1) ok_e6fb1344ed9188e19be4b54bdf1a76680b8c4523.txt - last coreboot
repo's revision where all the stuff works
2) fail_1_3b02006afe8a85477dafa1bd149f1f0dba02afc7.txt - this commit
got the boards broken for the first time
3) fail_2_6b95507ec5b087658178a325bdc68570bc48bb20.txt - this is a log
for coreboot's master top

For some reason logs for 2) and 3) always stop after "PCI: 00:12.2
EHCI Debug Port hook triggered".

I hope these commits could be reverted before we figure out what's
going on with them. Good thing we've noticed it fast enough.

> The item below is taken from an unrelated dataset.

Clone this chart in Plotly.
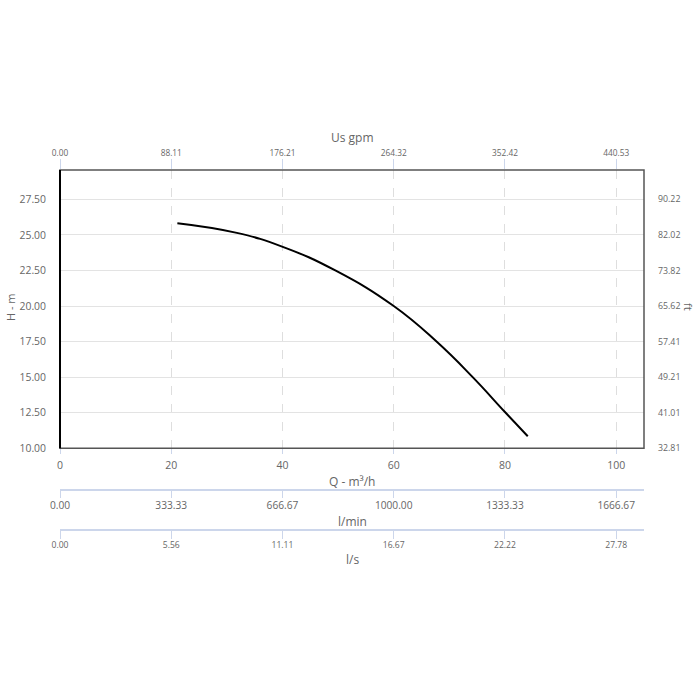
import plotly.graph_objects as go

# Data
q_m3h = [21.1, 31.8, 40.05, 49.5, 60.0, 67.7, 74.2, 80.0, 84.1]
h_m = [25.82, 25.14, 24.16, 22.5, 20.0, 17.5, 15.0, 12.55, 10.85]

x_ticks = [0, 20, 40, 60, 80, 100]
x_ticktext = ["0", "20", "40", "60", "80", "100"]
gpm_ticktext = ["0.00", "88.11", "176.21", "264.32", "352.42", "440.53"]
lmin_ticktext = ["0.00", "333.33", "666.67", "1000.00", "1333.33", "1666.67"]
ls_ticktext = ["0.00", "5.56", "11.11", "16.67", "22.22", "27.78"]

y_ticks = [10, 12.5, 15, 17.5, 20, 22.5, 25, 27.5]
y_ticktext = ["10.00", "12.50", "15.00", "17.50", "20.00", "22.50", "25.00", "27.50"]
ft_ticktext = ["32.81", "41.01", "49.21", "57.41", "65.62", "73.82", "82.02", "90.22"]

X_RANGE = [0, 105]
Y_RANGE = [10, 29.56]

FONT = "Open Sans"
LABEL = "#666666"
AXLINE = "#ccd6eb"

fig = go.Figure()
fig.add_trace(go.Scatter(x=q_m3h, y=h_m, mode="lines",
                         line=dict(color="#000000", width=2, shape="spline", smoothing=1.3),
                         hoverinfo="skip", showlegend=False))
# invisible helpers to make secondary axes render
for xa, ya in [("x2", "y"), ("x3", "y"), ("x4", "y"), ("x", "y2")]:
    fig.add_trace(go.Scatter(x=[None], y=[None], xaxis=xa, yaxis=ya, showlegend=False, hoverinfo="skip"))

# paper: y from 170 (top) to 580 (bottom) -> height 410
H_PAPER = 410.0
def pos(ypix):
    return (580 - ypix) / H_PAPER

main_bottom = pos(448.3)

fig.update_layout(
    width=700, height=700,
    margin=dict(l=60, r=56, t=170, b=120, pad=0, autoexpand=False),
    paper_bgcolor="white", plot_bgcolor="white",
    showlegend=False,
    xaxis=dict(range=X_RANGE, domain=[0, 1], anchor="y", tickmode="array", tickvals=x_ticks, ticktext=x_ticktext,
               showgrid=True, gridcolor="#dedede", griddash="dash", gridwidth=1, automargin=False,
               zeroline=False, showline=False, ticks="outside", ticklen=5, tickcolor=AXLINE,
               tickfont=dict(family=FONT, size=10.5, color=LABEL), ticklabelstandoff=2),
    xaxis2=dict(range=X_RANGE, overlaying="x", side="top", anchor="y", tickmode="array", tickvals=x_ticks,
                ticktext=gpm_ticktext, showgrid=False, zeroline=False, showline=False, automargin=False,
                ticks="outside", ticklen=10, tickcolor=AXLINE, tickfont=dict(family=FONT, size=8.3, color=LABEL),
                ticklabelstandoff=0),
    xaxis3=dict(range=X_RANGE, overlaying="x", anchor="free", position=pos(489.5), side="bottom",
                tickmode="array", tickvals=x_ticks, ticktext=lmin_ticktext, showgrid=False, zeroline=False,
                automargin=False,
                showline=True, linecolor=AXLINE, linewidth=1.5, ticks="outside", ticklen=8, tickcolor=AXLINE,
                tickfont=dict(family=FONT, size=10.2, color=LABEL), ticklabelstandoff=-1),
    xaxis4=dict(range=X_RANGE, overlaying="x", anchor="free", position=pos(530), side="bottom",
                tickmode="array", tickvals=x_ticks, ticktext=ls_ticktext, showgrid=False, zeroline=False,
                automargin=False,
                showline=True, linecolor=AXLINE, linewidth=1.5, ticks="outside", ticklen=8, tickcolor=AXLINE,
                tickfont=dict(family=FONT, size=8.6, color=LABEL), ticklabelstandoff=-1),
    yaxis=dict(range=Y_RANGE, domain=[main_bottom, 1], anchor="x", tickmode="array", tickvals=y_ticks,
               ticktext=y_ticktext, showgrid=True, gridcolor="#e3e3e3", gridwidth=1, zeroline=False,
               automargin=False,
               showline=False, ticks="", tickfont=dict(family=FONT, size=10.4, color=LABEL), ticklabelstandoff=13),
    yaxis2=dict(range=Y_RANGE, overlaying="y", side="right", anchor="x", tickmode="array", tickvals=y_ticks,
                ticktext=ft_ticktext, showgrid=False, zeroline=False, showline=False, ticks="", automargin=False,
                tickfont=dict(family=FONT, size=8.8, color=LABEL), ticklabelstandoff=13),
)

# plot border
fig.add_shape(type="rect", xref="x domain", yref="y domain", x0=0, x1=1, y0=0, y1=1,
              line=dict(color="#555555", width=1.5), layer="above")
fig.add_shape(type="line", xref="x domain", yref="y domain", x0=0, x1=0, y0=0, y1=1,
              line=dict(color="#000000", width=2), layer="above")

def ann(text, xpix, ypix, angle=0, size=12):
    fig.add_annotation(text=text, xref="paper", yref="paper",
                       x=(xpix - 60) / 584.0, y=(580 - ypix) / H_PAPER,
                       showarrow=False, textangle=angle, xanchor="center", yanchor="middle",
                       font=dict(family=FONT, size=size, color=LABEL))

ann("Us gpm", 352, 138)
ann("Q - m³/h", 352, 481)
ann("l/min", 352, 521)
ann("l/s", 352, 559)
ann("H - m", 10, 307, angle=-90, size=11)
ann("ft", 689, 307, angle=90, size=11)

fig.write_html("out.html", config={"displayModeBar": False},
               post_script="document.body.style.margin='0';document.body.style.padding='0';")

Thanks, Mike. The amd chipset code (all of it from what I can tell) is fundamentally broken and at odds with all of the resource allocation flow. They worked previously because dynamic resources were being assigned using an algorithm that just assumed there weren't collisions, and that was done w/o all the necessary info required for making the proper decisions regarding dynamic resource allocation.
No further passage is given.